В Древней Руси из перечисленных произведений византийской политической литературы были известны далеко не все. Перевод Царского свитка диак. Агапита встречается в списках XV и XVI вв. под заглавием «Главы совещательные сложенные Агапитом диаконом царю Иустиниану, или подобным этому». Перевод не всегда полон; где и когда он сделан, неизвестно196. Завещание императора Василия Македонянина под названием «Главы наказательные к сыну его, царю Льву» встречается, начиная с половины XV в.197 Феодор Студит стал рано известен на Руси: некоторые его сочинения встречаются уже в древнейших кормчих198. Ссылки на его поучения делаются, начиная с XIV в.199 Житие Феодора Студита, из которого русские книжники могли ознакомиться с его взглядами на отношение царя к делам церкви, находим в русском переводе уже в XII столетии200. Творения Симеона Солунского, в частности, сочинение «О священных рукоположениях», известны в русском переводе в целом ряде списков XVII в.201; было ли это сочинение переведено раньше, сказать трудно. «Советы византийского боярина» в оригинале, т. е. на греческом языке, находятся в сборнике XV в., который поступил в Патриаршую, ныне Синодальную, библиотеку при патр. Никоне, а может быть, и раньше202; древний перевод «Советов» неизвестен, как неизвестно и то, читал ли их кто-нибудь. Переводы сочинений патр. Фотия и Феофилакта Болгарского встречаются в древней русской письменности203, но политические сочинения их, по-видимому, в Древней Руси не были известны204. Одно из сочинений Никифора Блеммида, именно его логика, находилось в М. Синодальной библиотеке уже в конце XVIII столетия; но о других его сочинениях известий нет205. Наконец, сочинения Петра Патриция и Мануила Палеолога, по-видимому, не были известны ни в оригинале, ни в переводах.
Таким образом, в распоряжении русских людей находилось всего четыре произведения византийской политической литературы. С ними они могли познакомиться непосредственно; об остальных они могли узнать только из третьих рук. Два из этих произведений проводят идею ограниченной царской власти, другие – развивают учение о невмешательстве царя в область церкви. Следовательно, хотя все политические учения, дошедшие до Древней Руси из Византии, говорят об ограниченной царской власти, но ограниченность они понимают не вполне одинаково. Те произведения, которые говорят о законе как о пределе царской власти, совсем не касаются вопроса об отношении царя к делам церкви, а те, которые отрицают за ним право участия в церковных делах, наоборот, совсем не обсуждают отношения царской власти к закону.

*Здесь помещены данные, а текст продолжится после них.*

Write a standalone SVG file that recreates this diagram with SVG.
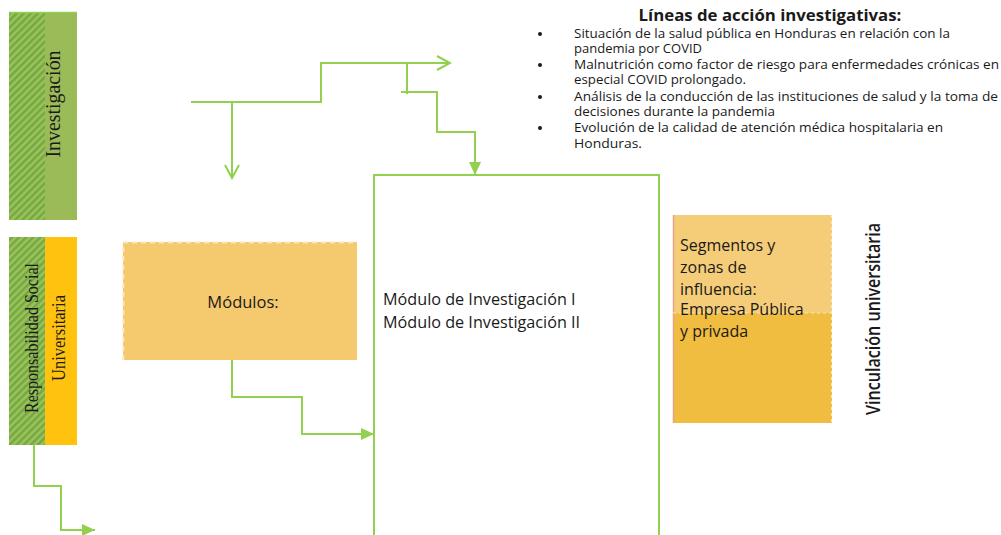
<svg xmlns="http://www.w3.org/2000/svg" width="1001" height="535" viewBox="0 0 1001 535">
<style>
.conn{fill:none;stroke:#92d050;stroke-width:2}
.t{font-family:"Open Sans","Liberation Sans",sans-serif;fill:#1a1a1a}
.serif{font-family:"Liberation Serif","DejaVu Serif",serif;fill:#1a1a1a}
</style>
<defs>
<pattern id="hatch" patternUnits="userSpaceOnUse" width="5" height="5" patternTransform="rotate(45)">
<rect width="5" height="5" fill="#9cc35a"/>
<rect width="2.5" height="5" fill="#74a843"/>
</pattern>
<marker id="open" markerUnits="userSpaceOnUse" markerWidth="16" markerHeight="16" refX="14" refY="8" orient="auto">
<path d="M1,1 L14,8 L1,15" fill="none" stroke="#92d050" stroke-width="2"/>
</marker>
<marker id="fill" markerUnits="userSpaceOnUse" markerWidth="14" markerHeight="12" refX="13" refY="6" orient="auto">
<path d="M0,0 L13,6 L0,12 Z" fill="#92d050"/>
</marker>
</defs>
<rect width="1001" height="535" fill="#ffffff"/>

<g id="investigacion">
<rect x="9" y="12" width="68" height="208" fill="#9bbb59"/>
<rect x="9" y="12" width="36" height="208" fill="url(#hatch)"/>
<line x1="9" y1="12.5" x2="77" y2="12.5" stroke="#92d050" stroke-width="1.5"/>
<text class="serif" font-size="22" transform="translate(52,104) rotate(-90)" text-anchor="middle" dominant-baseline="central" textLength="107" lengthAdjust="spacingAndGlyphs">Investigación</text>
</g>

<g id="rsu">
<rect x="9" y="237" width="68" height="208" fill="#ffc20e"/>
<rect x="9" y="237" width="36" height="208" fill="url(#hatch)"/>
<text class="serif" font-size="18" transform="translate(32,338) rotate(-90)" text-anchor="middle" dominant-baseline="central" textLength="150" lengthAdjust="spacingAndGlyphs">Responsabilidad Social</text>
<text class="serif" font-size="18" transform="translate(59,338) rotate(-90)" text-anchor="middle" dominant-baseline="central" textLength="86" lengthAdjust="spacingAndGlyphs">Universitaria</text>
</g>

<g id="lineas">
<text class="t" x="770" y="21" font-size="16.8" font-weight="bold" text-anchor="middle">Líneas de acción investigativas:</text>
<g font-size="12.4" class="t">
<circle cx="540" cy="34" r="2" fill="#1a1a1a"/>
<text x="574" y="38" textLength="376" lengthAdjust="spacingAndGlyphs">Situación de la salud pública en Honduras en relación con la</text>
<text x="574" y="53" textLength="128" lengthAdjust="spacingAndGlyphs">pandemia por COVID</text>
<circle cx="540" cy="65" r="2" fill="#1a1a1a"/>
<text x="574" y="69" textLength="425" lengthAdjust="spacingAndGlyphs">Malnutrición como factor de riesgo para enfermedades crónicas en</text>
<text x="574" y="84" textLength="172" lengthAdjust="spacingAndGlyphs">especial COVID prolongado.</text>
<circle cx="540" cy="97" r="2" fill="#1a1a1a"/>
<text x="574" y="101" textLength="424" lengthAdjust="spacingAndGlyphs">Análisis de la conducción de las instituciones de salud y la toma de</text>
<text x="574" y="116" textLength="201" lengthAdjust="spacingAndGlyphs">decisiones durante la pandemia</text>
<circle cx="540" cy="128" r="2" fill="#1a1a1a"/>
<text x="574" y="132" textLength="369" lengthAdjust="spacingAndGlyphs">Evolución de la calidad de atención médica hospitalaria en</text>
<text x="574" y="148" textLength="68" lengthAdjust="spacingAndGlyphs">Honduras.</text>
</g>
</g>

<g id="modulos">
<rect x="123" y="242" width="234" height="118" fill="#f5c96e"/>
<path d="M123.5,360 V242.5 H357" fill="none" stroke="#fbe6b8" stroke-width="2" stroke-dasharray="5,4"/>
<text class="t" x="243" y="308" font-size="16.5" text-anchor="middle">Módulos:</text>
</g>

<g id="modulos-inv">
<path d="M374,535 V175 H659 V535" fill="none" stroke="#92d050" stroke-width="2"/>
<text class="t" x="383" y="305" font-size="16.2">Módulo de Investigación I</text>
<text class="t" x="383" y="328" font-size="16.2">Módulo de Investigación II</text>
</g>

<g id="segmentos">
<rect x="673" y="215" width="159" height="98" fill="#f5cd78"/>
<rect x="673" y="313" width="159" height="110" fill="#f0bd40"/>
<line x1="673.5" y1="215" x2="673.5" y2="423" stroke="#e0a58a" stroke-width="1.5"/>
<line x1="831.5" y1="215" x2="831.5" y2="423" stroke="#fbe6b8" stroke-width="1.2" stroke-dasharray="3,3"/>
<line x1="673" y1="313" x2="832" y2="313" stroke="#fbe6b8" stroke-width="1.2" stroke-dasharray="3,3"/>
<g class="t" font-size="16">
<text x="680" y="251">Segmentos y</text>
<text x="680" y="273">zonas de</text>
<text x="680" y="295">influencia:</text>
<text x="680" y="315">Empresa Pública</text>
<text x="680" y="337">y privada</text>
</g>
</g>

<g id="vinculacion">
<text class="t" font-size="20" font-weight="600" transform="translate(872,319) rotate(-90)" text-anchor="middle" dominant-baseline="central" textLength="192" lengthAdjust="spacingAndGlyphs">Vinculación universitaria</text>
</g>

<g id="connectors">
<path class="conn" d="M191,102 H321 V63 H450" marker-end="url(#open)"/>
<path class="conn" d="M232,102 V178" marker-end="url(#open)"/>
<path class="conn" d="M407,63 V94"/>
<path class="conn" d="M401,92 H437 V132 H475 V175" marker-end="url(#fill)"/>
<path class="conn" d="M232,360 V397 H302 V434 H374" marker-end="url(#fill)"/>
<path class="conn" d="M34,445 V486 H61 V530 H95" marker-end="url(#fill)"/>
</g>
</svg>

Все сказанное о Византии дает основание выставить следующие общие положения относительно византийского влияния на русские литературные идеи о пределах царской власти:
1. Византийская практика государственных отношений, насколько в них проявлялся характер власти византийского императора, отличалась, как и в других государствах, большим разнообразием. История Византии дает примеры самого разнообразного отношения императоров как к своей власти, так и к делам церкви, и к церковным властям.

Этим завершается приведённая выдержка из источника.